真宗の聖教における機の用例には種々の意味がある。まず「その機はすなはち一切善悪大小凡愚なり」(行巻)とは、教法を受けるべき衆生が千差万別であることをあらわしている。また「正機たる悪凡夫」(口伝鈔・十九)とは、法(阿弥陀仏の救済)の正しきめあてが、悪人(罪悪深重の凡夫)であることをあらわし、「正定聚の機」(信巻・標挙)とは、本願の法を正しく受けて、必ず仏になるべき身に定まっていることをあらわしている。
このうち、阿弥陀仏の救済のめあてが悪人であるという場合の悪機とは、『歎異抄』(二)に、「いづれの行もおよびがたき身」とあるように、仏になるべき能力も素質もそなわっていないもののことである。仏道を修行するについて、すぐれた能力・素質をそなえた人々が上根とよばれるのに対し、また下根といわれるのも同じ意味である。

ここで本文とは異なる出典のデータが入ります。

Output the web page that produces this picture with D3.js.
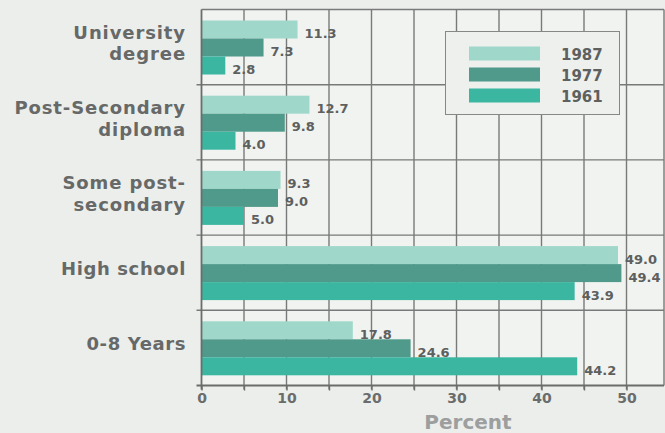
<!DOCTYPE html>
<html><head><meta charset="utf-8">
<script src="https://cdn.jsdelivr.net/npm/d3@7"></script>
<style>
html,body{margin:0;padding:0;background:#eceeec;}
svg{display:block;}
</style></head>
<body>
<svg id="c" width="665" height="433"></svg>
<script>
const categories = ["University degree", "Post-Secondary diploma", "Some post-secondary", "High school", "0-8 Years"];
const categoryLines = [["University","degree"],["Post-Secondary","diploma"],["Some post-","secondary"],["High school"],["0-8 Years"]];
const seriesNames = ["1987", "1977", "1961"];
const values1987 = [11.3, 12.7, 9.3, 49.0, 17.8];
const values1977 = [7.3, 9.8, 9.0, 49.4, 24.6];
const values1961 = [2.8, 4.0, 5.0, 43.9, 44.2];
const tickLabels = [0, 10, 20, 30, 40, 50];
const gridTicks = [0, 5, 10, 15, 20, 25, 30, 35, 40, 45, 50];
const colors = ["#9fd7ca", "#4f9a8b", "#3bb6a1"];

(function(){
const seriesValues = [values1987, values1977, values1961];
const svg = d3.select("#c");
const pLeft = 201.5, pRight = 664, pTop = 9.5, pBottom = 385.5;

const x = d3.scaleLinear().domain([0, 50]).range([pLeft, 626.5]);
const y = d3.scaleBand().domain(categories).range([pTop, pBottom]).paddingInner(0).paddingOuter(0);
const yInner = d3.scaleBand().domain(seriesNames).range([11, 65]);

svg.append("rect").attr("x", pLeft).attr("y", pTop).attr("width", pRight - pLeft).attr("height", pBottom - pTop).attr("fill", "#f1f3f1");

const gridColor = "#777a78";
svg.append("g").selectAll("line").data(gridTicks.filter(d => d > 0)).join("line")
  .attr("x1", d => x(d)).attr("x2", d => x(d)).attr("y1", pTop).attr("y2", pBottom + 4)
  .attr("stroke", gridColor).attr("stroke-width", 1.4);
const bounds = categories.map(c => y(c)).concat([pBottom]);
svg.append("g").selectAll("line").data(bounds.slice(1, -1)).join("line")
  .attr("x1", pLeft - 5).attr("x2", pRight).attr("y1", d => d).attr("y2", d => d)
  .attr("stroke", gridColor).attr("stroke-width", 1.4);
svg.append("line").attr("x1", pLeft).attr("x2", pRight).attr("y1", pTop).attr("y2", pTop).attr("stroke", gridColor).attr("stroke-width", 1.6);
svg.append("line").attr("x1", pRight).attr("x2", pRight).attr("y1", pTop).attr("y2", pBottom).attr("stroke", gridColor).attr("stroke-width", 1.4);

const barG = svg.append("g");
categories.forEach((c, i) => {
  seriesNames.forEach((s, j) => {
    const v = seriesValues[j][i];
    barG.append("rect")
      .attr("x", x(0)).attr("y", y(c) + yInner(s))
      .attr("width", x(v) - x(0)).attr("height", yInner.bandwidth())
      .attr("fill", colors[j]);
    barG.append("text")
      .attr("x", x(v) + 7).attr("y", y(c) + yInner(s) + yInner.bandwidth() / 2 + 8.5)
      .attr("font-family", "DejaVu Sans, sans-serif").attr("font-weight", "bold")
      .attr("font-size", 13).attr("fill", "#5d605e")
      .text(v.toFixed(1));
  });
});

svg.append("line").attr("x1", pLeft).attr("x2", pLeft).attr("y1", pTop).attr("y2", pBottom + 4).attr("stroke", "#6a6d6b").attr("stroke-width", 1.8);
const xAxis = d3.axisBottom(x).tickValues(gridTicks).tickSize(5).tickFormat(d => tickLabels.includes(d) ? d : "");
const ax = svg.append("g").attr("transform", `translate(0,${pBottom})`).call(xAxis);
ax.select(".domain").attr("stroke", "#6a6d6b").attr("stroke-width", 1.8).attr("d", `M${pLeft - 5},0H${pRight}`);
ax.selectAll(".tick line").attr("stroke", "#6a6d6b").attr("stroke-width", 1.4);
ax.selectAll(".tick text").attr("font-family", "DejaVu Sans, sans-serif").attr("font-weight", "bold")
  .attr("font-size", 14).attr("fill", "#6a6d6b").attr("dy", "0.55em").attr("y", 10);

svg.append("text").attr("x", 468).attr("y", 429).attr("text-anchor", "middle")
  .attr("font-family", "DejaVu Sans, sans-serif").attr("font-weight", "bold").attr("font-size", 20)
  .attr("fill", "#9c9f9d").text("Percent");

categories.forEach((c, i) => {
  const lines = categoryLines[i];
  const cy = y(c) + y.bandwidth() / 2 - 4;
  const lh = 21.5;
  lines.forEach((ln, k) => {
    svg.append("text").attr("text-anchor", "end")
      .attr("font-family", "DejaVu Sans, sans-serif").attr("font-weight", "bold").attr("font-size", 18)
      .attr("letter-spacing", lines.length > 1 ? 0.9 : 0.6)
      .attr("fill", "#666967")
      .attr("x", 186).attr("y", cy + (k - (lines.length - 1) / 2) * lh + 6.5).text(ln);
  });
});

const lg = svg.append("g");
lg.append("rect").attr("x", 445.5).attr("y", 31.5).attr("width", 174).attr("height", 83)
  .attr("fill", "#eef0ee").attr("stroke", "#858886").attr("stroke-width", 1);
seriesNames.forEach((s, j) => {
  const yy = 46.5 + j * 21;
  lg.append("rect").attr("x", 469).attr("y", yy).attr("width", 71).attr("height", 14).attr("fill", colors[j]);
  lg.append("text").attr("x", 561).attr("y", yy + 13)
    .attr("font-family", "DejaVu Sans, sans-serif").attr("font-weight", "bold").attr("font-size", 15)
    .attr("fill", "#5d605e").text(s);
});
})();
</script>
</body></html>
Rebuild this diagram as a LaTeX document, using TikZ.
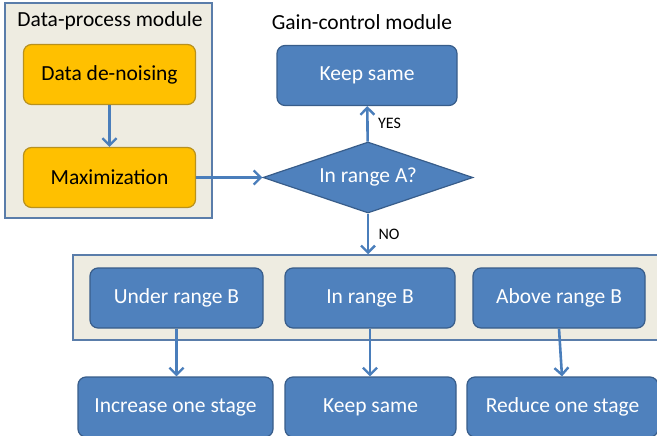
\documentclass[tikz,border=0pt]{standalone}
\usepackage{fontspec}
\setmainfont{Carlito}
\usepackage{tikz}
\usetikzlibrary{arrows.meta,shapes.geometric}
\definecolor{boxblue}{HTML}{4F81BD}
\definecolor{boxline}{HTML}{385D8A}
\definecolor{boxgold}{HTML}{FFC000}
\definecolor{goldline}{HTML}{B8911E}
\definecolor{panelfill}{HTML}{EEECE1}
\definecolor{panelline}{HTML}{5A7DAA}
\definecolor{arrowblue}{HTML}{4A7EBB}
\tikzset{
    panel/.style={draw=panelline, fill=panelfill, line width=1.5pt, inner sep=0pt},
    title/.style={font=\fontsize{21.5}{24}\selectfont, text=black},
    bluebox/.style={draw=boxline, fill=boxblue, line width=1.2pt, rounded corners=8pt,
        text=white, font=\fontsize{21.5}{24}\selectfont, minimum height=60pt, inner sep=0pt},
    goldbox/.style={draw=goldline, fill=boxgold, line width=1.2pt, rounded corners=8pt,
        text=black, font=\fontsize{21.5}{24}\selectfont, minimum width=172pt, minimum height=60pt, inner sep=0pt},
    decision/.style={diamond, draw=boxline, fill=boxblue, line width=1.2pt, aspect=3,
        text=white, font=\fontsize{21.5}{24}\selectfont, minimum width=210pt, minimum height=71pt, inner sep=0pt},
    flow/.style={draw=arrowblue, line width=2.6pt, -{Straight Barb[length=7pt,width=14pt,line width=2.4pt]}},
    answer/.style={font=\fontsize{16}{18}\selectfont, text=black}
}
\begin{document}
\begin{tikzpicture}[x=1pt,y=-1pt]
        \useasboundingbox (0,0) rectangle (657,436);
        \clip (0,0) rectangle (657,436);
        % module panels
        \node[panel, minimum width=207pt, minimum height=215pt] (datapanel) at (108.5,110.5) {};
        \node[panel, minimum width=592pt, minimum height=85pt] (rangepanel) at (369,297.5) {};
        \node[title] (datatitle) at (110,21) {Data-process module};
        \node[title] (gaintitle) at (362,22) {Gain-control module};
        % data process
        \node[goldbox] (denoise) at (109.5,74.5) {Data de-noising};
        \node[goldbox] (maxim) at (109.5,177.5) {Maximization};
        % gain control
        \node[decision] (rangeA) at (368,177.5) {In range A?};
        \node[bluebox, minimum width=180pt] (keepA) at (367,75.5) {Keep same};
        \node[bluebox, minimum width=173pt] (under) at (176.5,298) {Under range B};
        \node[bluebox, minimum width=170pt] (inB) at (370,298) {In range B};
        \node[bluebox, minimum width=172pt] (above) at (559,298) {Above range B};
        \node[bluebox, minimum width=195pt] (incr) at (175.5,407) {Increase one stage};
        \node[bluebox, minimum width=171pt] (keepB) at (370.5,407) {Keep same};
        \node[bluebox, minimum width=191pt] (reduce) at (562.5,407) {Reduce one stage};
        % connectors
        \draw[flow] (denoise) -- (maxim);
        \draw[flow] (maxim) -- (rangeA);
        \draw[flow] (rangeA) -- (keepA) node[answer, midway, right=6pt] {YES};
        \draw[flow] (rangeA) -- (rangeA |- rangepanel.north) node[answer, midway, right=6pt] {NO};
        \draw[flow] (under) -- (under |- incr.north);
        \draw[flow] (inB) -- (inB |- keepB.north);
        \draw[flow] (above.south) -- ([xshift=3pt]above |- reduce.north);
    \end{tikzpicture}
\end{document}
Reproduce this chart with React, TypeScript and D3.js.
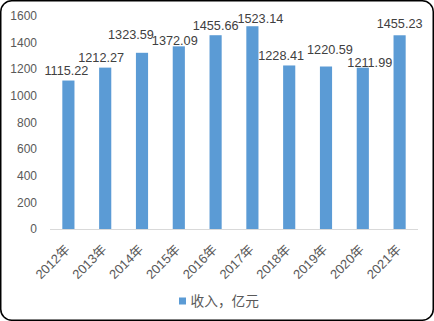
import React from "react";
import * as d3 from "d3";

const categories = ["2012年", "2013年", "2014年", "2015年", "2016年", "2017年", "2018年", "2019年", "2020年", "2021年"];
const revenue = [1115.22, 1212.27, 1323.59, 1372.09, 1455.66, 1523.14, 1228.41, 1220.59, 1211.99, 1455.23];
const yTicks = [0, 200, 400, 600, 800, 1000, 1200, 1400, 1600];
const seriesName = "收入，亿元";
// manual label nudges (dx, dy) as in the original chart
const labelDx = [-2, -4, -11, -4, 0, 8, -8, 4, 7, 0];
const labelDy = [0, 0, -8, 5, 1, 3, 1, -7, 5, -1];

const W = 434;
const H = 321;
const FONT = "'Liberation Sans', Arial, sans-serif";
const CJK = "'Noto Sans CJK SC', sans-serif";

export default function App() {
  const x = d3.scaleBand<string>().domain(categories).range([50, 418]).paddingInner(0.67).paddingOuter(0.335);
  const y = d3.scaleLinear().domain([0, 1600]).range([229, 16]);
  const bw = x.bandwidth();
  return (
    <svg width={W} height={H} style={{ position: "fixed", left: 0, top: 0, background: "#fff" }}>
      <rect x={0.75} y={0.75} width={W - 1.5} height={H - 1.5} rx={11} ry={11} fill="#fff" stroke="#000" strokeWidth={1.5} />
      {yTicks.map((t) => (
        <text key={t} x={37} y={y(t)} dy="0.35em" textAnchor="end" fontFamily={FONT} fontSize={12} fill="#595959">
          {t}
        </text>
      ))}
      {categories.map((c, i) => (
        <rect key={c} x={x(c)!} y={y(revenue[i])} width={bw} height={y(0) - y(revenue[i])} fill="#5b9bd5" />
      ))}
      <line x1={50} x2={418} y1={y(0) + 0.5} y2={y(0) + 0.5} stroke="#d9d9d9" strokeWidth={1} />
      {categories.map((c, i) => (
        <text
          key={"l" + c}
          x={x(c)! + bw / 2 + labelDx[i]}
          y={y(revenue[i]) - 6 + labelDy[i]}
          textAnchor="middle"
          fontFamily={FONT}
          fontSize={12.7}
          fill="#404040"
        >
          {revenue[i].toFixed(2)}
        </text>
      ))}
      {categories.map((c) => {
        const cx = x(c)! + bw / 2 - 1;
        const cy = 247;
        return (
          <text
            key={"x" + c}
            transform={`translate(${cx},${cy}) rotate(-45)`}
            textAnchor="end"
            dy="0.35em"
            fontFamily={`${FONT.split(",")[0]}, ${CJK}`}
            fontSize={13}
            fill="#595959"
          >
            {c}
          </text>
        );
      })}
      <rect x={179} y={297.5} width={7} height={7} fill="#5b9bd5" />
      <text x={190.5} y={301} dy="0.35em" fontFamily={CJK} fontSize={13.7} fill="#595959">
        {seriesName}
      </text>
    </svg>
  );
}
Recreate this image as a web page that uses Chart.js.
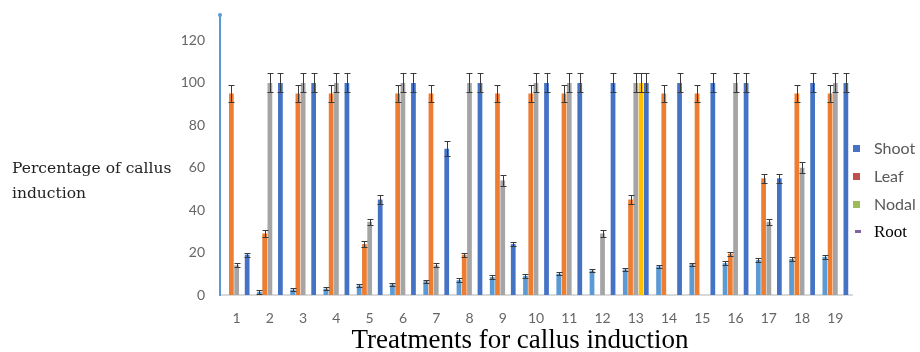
<!DOCTYPE html>
<html>
<head>
<meta charset="utf-8">
<script src="https://cdn.jsdelivr.net/npm/chart.js@4.4.1/dist/chart.umd.min.js"></script>
<style>
    body { margin: 0; background: #fff; }
    #wrap { position: relative; width: 920px; height: 352px; overflow: hidden; }
    #ytitle { position: absolute; left: 12px; top: 156px; font-family: "DejaVu Serif", serif; font-size: 15.5px; line-height: 25px; color: #222; white-space: nowrap; }
    #xtitle { position: absolute; left: 300px; width: 440px; top: 325px; text-align: center; font-family: "Liberation Serif", serif; font-size: 27px; line-height: 28px; color: #000; white-space: nowrap; }
    .lg { position: absolute; left: 853px; height: 20px; line-height: 20px; white-space: nowrap; }
    .lg i { display: inline-block; width: 7px; height: 7px; vertical-align: middle; margin-right: 14px; margin-top: -3px; }
    .lg span { font-family: Lato, sans-serif; font-size: 16px; color: #595959; }
    .lg span.serif { font-family: "Liberation Serif", serif; font-size: 17px; color: #000; }
</style>
</head>
<body>
<div id="wrap">
    <canvas id="myChart" width="920" height="352"></canvas>
    <div id="ytitle">Percentage of callus<br>induction</div>
    <div id="xtitle">Treatments for callus induction</div>
    <div class="lg" style="top:138px"><i style="background:#4472C4"></i><span>Shoot</span></div>
    <div class="lg" style="top:166px"><i style="background:#C0504D"></i><span>Leaf</span></div>
    <div class="lg" style="top:194px"><i style="background:#9BBB59"></i><span>Nodal</span></div>
    <div class="lg" style="top:222px"><i style="background:#8064A2;height:3px;width:6px;margin-left:2px;margin-right:13px"></i><span class="serif">Root</span></div>
</div>
<script>
// treatments 1..19
var labels = ['1', '2', '3', '4', '5', '6', '7', '8', '9', '10', '11', '12', '13', '14', '15', '16', '17', '18', '19'];

// bars (5 coloured series per treatment)
var lightBlue    = [0, 1.5, 2.5, 3, 4.5, 5, 6.5, 7, 8.5, 9, 10, 11.5, 12, 13.5, 14.5, 15, 16.5, 17, 18];
var lightBlueErr = [0, 0.8, 0.8, 0.8, 0.8, 0.8, 0.8, 0.8, 0.8, 0.8, 0.8, 0.8, 0.8, 0.8, 0.8, 0.8, 0.8, 0.8, 0.8];
var orange       = [95, 29, 95, 95, 24, 95, 95, 19, 95, 95, 95, null, 45, 95, 95, 19.5, 55, 95, 95];
var orangeErr    = [4, 1.5, 4, 4, 1.5, 4, 4, 1, 4, 4, 4, 0, 2, 4, 4, 1, 2, 4, 4];
var gray         = [14, 100, 100, 100, 34.5, 100, 14, 100, 54, 100, 100, 29, 100, null, null, 100, 34.5, 60, 100];
var grayErr      = [1, 4.5, 4.5, 4.5, 1.5, 4.5, 1, 4.5, 2.5, 4.5, 4.5, 1.5, 4.5, 0, 0, 4.5, 1.5, 2.5, 4.5];
var yellow       = [null, null, null, null, null, null, null, null, null, null, null, null, 100, null, null, null, null, null, null];
var yellowErr    = [0, 0, 0, 0, 0, 0, 0, 0, 0, 0, 0, 0, 4.5, 0, 0, 0, 0, 0, 0];
var darkBlue     = [19, 100, 100, 100, 45, 100, 69, 100, 24, 100, 100, 100, 100, 100, 100, 100, 55, 100, 100];
var darkBlueErr  = [1, 4.5, 4.5, 4.5, 2, 4.5, 3.5, 4.5, 1, 4.5, 4.5, 4.5, 4.5, 4.5, 4.5, 4.5, 2, 4.5, 4.5];

var yTicks = [0, 20, 40, 60, 80, 100, 120];

function makeSet(data, err, color) {
    return { data: data, err: err, backgroundColor: color, barPercentage: 0.9, categoryPercentage: 0.79 };
}

// error bars drawn through the y scale
var errorBars = {
    id: 'errorBars',
    afterDatasetsDraw: function (chart) {
        var ctx = chart.ctx;
        var y = chart.scales.y;
        ctx.save();
        ctx.strokeStyle = '#3a3a3a';
        ctx.lineWidth = 1;
        chart.data.datasets.forEach(function (ds, i) {
            var meta = chart.getDatasetMeta(i);
            meta.data.forEach(function (bar, k) {
                var v = ds.data[k];
                var e = ds.err[k];
                if (v === null || !e) return;
                var top = Math.round(y.getPixelForValue(v + e)) + 0.5;
                var bot = Math.round(y.getPixelForValue(Math.max(v - e, 0))) + 0.5;
                var x = Math.round(bar.x) + 0.5;
                ctx.beginPath();
                ctx.moveTo(x, top); ctx.lineTo(x, bot);
                ctx.moveTo(x - 3, top); ctx.lineTo(x + 3, top);
                ctx.moveTo(x - 3, bot); ctx.lineTo(x + 3, bot);
                ctx.stroke();
            });
        });
        // little dot at the top of the value axis
        ctx.fillStyle = '#5B9BD5';
        ctx.beginPath();
        ctx.arc(chart.chartArea.left, chart.chartArea.top, 2, 0, Math.PI * 2);
        ctx.fill();
        ctx.restore();
    }
};

new Chart(document.getElementById('myChart'), {
    type: 'bar',
    data: {
        labels: labels,
        datasets: [
            makeSet(lightBlue, lightBlueErr, '#5B9BD5'),
            makeSet(orange, orangeErr, '#ED7D31'),
            makeSet(gray, grayErr, '#A5A5A5'),
            makeSet(yellow, yellowErr, '#FFC000'),
            makeSet(darkBlue, darkBlueErr, '#4472C4')
        ]
    },
    options: {
        responsive: false,
        animation: false,
        layout: { padding: { left: 180, right: 68, top: 15, bottom: 0 } },
        plugins: { legend: { display: false }, tooltip: { enabled: false } },
        scales: {
            x: {
                grid: { display: false, drawTicks: false },
                border: { display: true, color: '#D9D9D9', width: 2 },
                ticks: { color: '#666', padding: 15, font: { family: 'Lato', size: 14 } },
                afterFit: function (s) { s.height = 57; s.paddingLeft = 0; s.paddingRight = 0; }
            },
            y: {
                min: 0,
                max: 132,
                grid: { display: false, drawTicks: false },
                border: { display: true, color: '#5B9BD5', width: 2 },
                ticks: { color: '#666', padding: 15, stepSize: 20, font: { family: 'Lato', size: 14 } },
                afterBuildTicks: function (s) {
                    s.ticks = yTicks.map(function (v) { return { value: v }; });
                },
                afterFit: function (s) { s.width = 40; s.paddingTop = 0; s.paddingBottom = 0; }
            }
        }
    },
    plugins: [errorBars]
});
</script>
</body>
</html>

このような悪人とは、阿弥陀仏の教法を信受してはじめて知らされることがらであって、これを機の深信という。善導大師は機の深信を表す文に、「決定して深く、自身は現にこれ罪悪生死の凡夫、曠劫よりこのかたつねに没し、つねに流転して、出離の縁あることなしと信ず」(信巻・本、引文)といわれている。
また「金剛の信心は絶対不二の機なり」(行巻)とあるのは、信心のことを機といったものである。これは法(阿弥陀仏の救済の力)が機たる衆生に至り届いたのが信であるから、信心を法に対して機とよぶのである。
南無阿弥陀仏の六字に、行(必ずたすけるという阿弥陀仏の法)も信(南無とたのむ機)も成就されていることを、蓮如上人が機法一体の南無阿弥陀仏といわれるのも同じ意味である。